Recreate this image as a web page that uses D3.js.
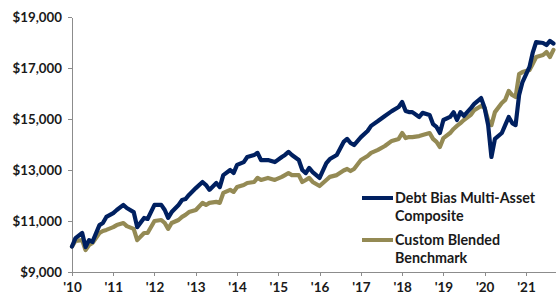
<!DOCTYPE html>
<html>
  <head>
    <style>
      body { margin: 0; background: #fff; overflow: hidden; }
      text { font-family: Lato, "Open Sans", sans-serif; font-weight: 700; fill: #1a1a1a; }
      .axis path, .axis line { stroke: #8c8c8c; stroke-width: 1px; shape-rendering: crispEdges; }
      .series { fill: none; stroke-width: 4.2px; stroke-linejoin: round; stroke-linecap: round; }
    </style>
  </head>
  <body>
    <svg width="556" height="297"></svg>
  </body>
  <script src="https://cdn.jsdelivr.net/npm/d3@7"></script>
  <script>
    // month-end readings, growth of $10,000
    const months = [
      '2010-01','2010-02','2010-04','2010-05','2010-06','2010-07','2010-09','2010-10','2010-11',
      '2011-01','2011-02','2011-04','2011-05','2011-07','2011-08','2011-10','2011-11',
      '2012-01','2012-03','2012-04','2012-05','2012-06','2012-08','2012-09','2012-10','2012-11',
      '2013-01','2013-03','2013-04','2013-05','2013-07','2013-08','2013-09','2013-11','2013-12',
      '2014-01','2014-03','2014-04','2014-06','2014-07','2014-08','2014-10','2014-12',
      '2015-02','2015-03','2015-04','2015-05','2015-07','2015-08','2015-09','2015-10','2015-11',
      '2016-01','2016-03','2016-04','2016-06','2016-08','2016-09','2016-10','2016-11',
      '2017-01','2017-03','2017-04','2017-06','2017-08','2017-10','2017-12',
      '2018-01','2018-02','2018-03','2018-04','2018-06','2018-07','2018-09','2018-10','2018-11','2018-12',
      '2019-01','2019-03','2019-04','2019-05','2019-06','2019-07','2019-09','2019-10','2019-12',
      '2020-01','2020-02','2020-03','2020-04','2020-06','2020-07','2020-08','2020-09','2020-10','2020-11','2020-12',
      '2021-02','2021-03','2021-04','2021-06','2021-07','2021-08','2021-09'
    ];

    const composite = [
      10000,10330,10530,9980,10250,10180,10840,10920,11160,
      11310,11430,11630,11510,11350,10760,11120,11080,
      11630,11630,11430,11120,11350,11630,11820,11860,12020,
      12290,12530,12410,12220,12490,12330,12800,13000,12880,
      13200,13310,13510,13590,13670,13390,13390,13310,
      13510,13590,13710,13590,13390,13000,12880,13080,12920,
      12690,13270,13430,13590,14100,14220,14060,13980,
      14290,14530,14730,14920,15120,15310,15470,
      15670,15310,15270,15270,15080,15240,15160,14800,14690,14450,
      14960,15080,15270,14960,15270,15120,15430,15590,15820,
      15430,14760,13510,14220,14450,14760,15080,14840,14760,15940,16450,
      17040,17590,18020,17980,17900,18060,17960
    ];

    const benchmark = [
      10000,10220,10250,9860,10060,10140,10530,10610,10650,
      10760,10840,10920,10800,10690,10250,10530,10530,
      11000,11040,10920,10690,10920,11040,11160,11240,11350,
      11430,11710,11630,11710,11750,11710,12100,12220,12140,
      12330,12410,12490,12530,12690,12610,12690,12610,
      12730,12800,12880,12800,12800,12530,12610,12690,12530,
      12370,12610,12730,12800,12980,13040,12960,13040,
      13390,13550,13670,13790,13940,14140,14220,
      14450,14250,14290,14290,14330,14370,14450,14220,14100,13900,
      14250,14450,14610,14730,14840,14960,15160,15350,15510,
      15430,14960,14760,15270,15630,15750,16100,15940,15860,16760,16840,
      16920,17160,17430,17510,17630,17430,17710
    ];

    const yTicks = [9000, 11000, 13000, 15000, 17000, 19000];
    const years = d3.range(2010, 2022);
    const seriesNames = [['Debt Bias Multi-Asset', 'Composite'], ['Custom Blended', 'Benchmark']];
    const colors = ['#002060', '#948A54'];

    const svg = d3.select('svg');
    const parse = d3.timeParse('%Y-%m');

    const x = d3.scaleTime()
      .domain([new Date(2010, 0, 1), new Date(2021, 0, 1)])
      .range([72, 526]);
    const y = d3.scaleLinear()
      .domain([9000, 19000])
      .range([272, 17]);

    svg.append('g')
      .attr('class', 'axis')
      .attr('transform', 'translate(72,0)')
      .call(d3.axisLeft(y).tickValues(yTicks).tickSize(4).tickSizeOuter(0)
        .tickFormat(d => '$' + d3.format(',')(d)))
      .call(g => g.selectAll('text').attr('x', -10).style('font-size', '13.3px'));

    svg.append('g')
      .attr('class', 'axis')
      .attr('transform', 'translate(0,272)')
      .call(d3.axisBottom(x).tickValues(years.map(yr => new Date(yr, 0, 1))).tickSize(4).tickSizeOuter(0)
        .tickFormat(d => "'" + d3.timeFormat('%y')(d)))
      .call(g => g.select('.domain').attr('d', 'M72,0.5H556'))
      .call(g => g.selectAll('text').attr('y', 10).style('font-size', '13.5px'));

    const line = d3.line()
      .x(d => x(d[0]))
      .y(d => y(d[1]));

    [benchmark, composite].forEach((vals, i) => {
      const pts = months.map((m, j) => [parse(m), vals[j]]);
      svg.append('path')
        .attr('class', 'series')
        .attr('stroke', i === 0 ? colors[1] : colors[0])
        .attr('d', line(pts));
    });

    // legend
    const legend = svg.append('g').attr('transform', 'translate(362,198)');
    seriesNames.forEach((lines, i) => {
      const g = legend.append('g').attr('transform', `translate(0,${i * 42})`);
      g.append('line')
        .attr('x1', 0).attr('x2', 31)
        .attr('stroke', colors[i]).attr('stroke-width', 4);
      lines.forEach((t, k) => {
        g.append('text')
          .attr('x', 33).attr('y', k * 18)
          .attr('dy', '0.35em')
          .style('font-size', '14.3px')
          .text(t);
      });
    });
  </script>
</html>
• • •
Omit the pictures, then output the rest of the listing exactly.

Recreate this image as a web page that uses D3.js.
<!DOCTYPE html>
<html>
  <head>
    <style>
      body { margin: 0; background: #fff; overflow: hidden; }
      text { font-family: Lato, "Open Sans", sans-serif; font-weight: 700; fill: #1a1a1a; }
      .axis path, .axis line { stroke: #8c8c8c; stroke-width: 1px; shape-rendering: crispEdges; }
      .series { fill: none; stroke-width: 4.2px; stroke-linejoin: round; stroke-linecap: round; }
    </style>
  </head>
  <body>
    <svg width="556" height="297"></svg>
  </body>
  <script src="https://cdn.jsdelivr.net/npm/d3@7"></script>
  <script>
    // month-end readings, growth of $10,000
    const months = [
      '2010-01','2010-02','2010-04','2010-05','2010-06','2010-07','2010-09','2010-10','2010-11',
      '2011-01','2011-02','2011-04','2011-05','2011-07','2011-08','2011-10','2011-11',
      '2012-01','2012-03','2012-04','2012-05','2012-06','2012-08','2012-09','2012-10','2012-11',
      '2013-01','2013-03','2013-04','2013-05','2013-07','2013-08','2013-09','2013-11','2013-12',
      '2014-01','2014-03','2014-04','2014-06','2014-07','2014-08','2014-10','2014-12',
      '2015-02','2015-03','2015-04','2015-05','2015-07','2015-08','2015-09','2015-10','2015-11',
      '2016-01','2016-03','2016-04','2016-06','2016-08','2016-09','2016-10','2016-11',
      '2017-01','2017-03','2017-04','2017-06','2017-08','2017-10','2017-12',
      '2018-01','2018-02','2018-03','2018-04','2018-06','2018-07','2018-09','2018-10','2018-11','2018-12',
      '2019-01','2019-03','2019-04','2019-05','2019-06','2019-07','2019-09','2019-10','2019-12',
      '2020-01','2020-02','2020-03','2020-04','2020-06','2020-07','2020-08','2020-09','2020-10','2020-11','2020-12',
      '2021-02','2021-03','2021-04','2021-06','2021-07','2021-08','2021-09'
    ];

    const composite = [
      10000,10330,10530,9980,10250,10180,10840,10920,11160,
      11310,11430,11630,11510,11350,10760,11120,11080,
      11630,11630,11430,11120,11350,11630,11820,11860,12020,
      12290,12530,12410,12220,12490,12330,12800,13000,12880,
      13200,13310,13510,13590,13670,13390,13390,13310,
      13510,13590,13710,13590,13390,13000,12880,13080,12920,
      12690,13270,13430,13590,14100,14220,14060,13980,
      14290,14530,14730,14920,15120,15310,15470,
      15670,15310,15270,15270,15080,15240,15160,14800,14690,14450,
      14960,15080,15270,14960,15270,15120,15430,15590,15820,
      15430,14760,13510,14220,14450,14760,15080,14840,14760,15940,16450,
      17040,17590,18020,17980,17900,18060,17960
    ];

    const benchmark = [
      10000,10220,10250,9860,10060,10140,10530,10610,10650,
      10760,10840,10920,10800,10690,10250,10530,10530,
      11000,11040,10920,10690,10920,11040,11160,11240,11350,
      11430,11710,11630,11710,11750,11710,12100,12220,12140,
      12330,12410,12490,12530,12690,12610,12690,12610,
      12730,12800,12880,12800,12800,12530,12610,12690,12530,
      12370,12610,12730,12800,12980,13040,12960,13040,
      13390,13550,13670,13790,13940,14140,14220,
      14450,14250,14290,14290,14330,14370,14450,14220,14100,13900,
      14250,14450,14610,14730,14840,14960,15160,15350,15510,
      15430,14960,14760,15270,15630,15750,16100,15940,15860,16760,16840,
      16920,17160,17430,17510,17630,17430,17710
    ];

    const yTicks = [9000, 11000, 13000, 15000, 17000, 19000];
    const years = d3.range(2010, 2022);
    const seriesNames = [['Debt Bias Multi-Asset', 'Composite'], ['Custom Blended', 'Benchmark']];
    const colors = ['#002060', '#948A54'];

    const svg = d3.select('svg');
    const parse = d3.timeParse('%Y-%m');

    const x = d3.scaleTime()
      .domain([new Date(2010, 0, 1), new Date(2021, 0, 1)])
      .range([72, 526]);
    const y = d3.scaleLinear()
      .domain([9000, 19000])
      .range([272, 17]);

    svg.append('g')
      .attr('class', 'axis')
      .attr('transform', 'translate(72,0)')
      .call(d3.axisLeft(y).tickValues(yTicks).tickSize(4).tickSizeOuter(0)
        .tickFormat(d => '$' + d3.format(',')(d)))
      .call(g => g.selectAll('text').attr('x', -10).style('font-size', '13.3px'));

    svg.append('g')
      .attr('class', 'axis')
      .attr('transform', 'translate(0,272)')
      .call(d3.axisBottom(x).tickValues(years.map(yr => new Date(yr, 0, 1))).tickSize(4).tickSizeOuter(0)
        .tickFormat(d => "'" + d3.timeFormat('%y')(d)))
      .call(g => g.select('.domain').attr('d', 'M72,0.5H556'))
      .call(g => g.selectAll('text').attr('y', 10).style('font-size', '13.5px'));

    const line = d3.line()
      .x(d => x(d[0]))
      .y(d => y(d[1]));

    [benchmark, composite].forEach((vals, i) => {
      const pts = months.map((m, j) => [parse(m), vals[j]]);
      svg.append('path')
        .attr('class', 'series')
        .attr('stroke', i === 0 ? colors[1] : colors[0])
        .attr('d', line(pts));
    });

    // legend
    const legend = svg.append('g').attr('transform', 'translate(362,198)');
    seriesNames.forEach((lines, i) => {
      const g = legend.append('g').attr('transform', `translate(0,${i * 42})`);
      g.append('line')
        .attr('x1', 0).attr('x2', 31)
        .attr('stroke', colors[i]).attr('stroke-width', 4);
      lines.forEach((t, k) => {
        g.append('text')
          .attr('x', 33).attr('y', k * 18)
          .attr('dy', '0.35em')
          .style('font-size', '14.3px')
          .text(t);
      });
    });
  </script>
</html>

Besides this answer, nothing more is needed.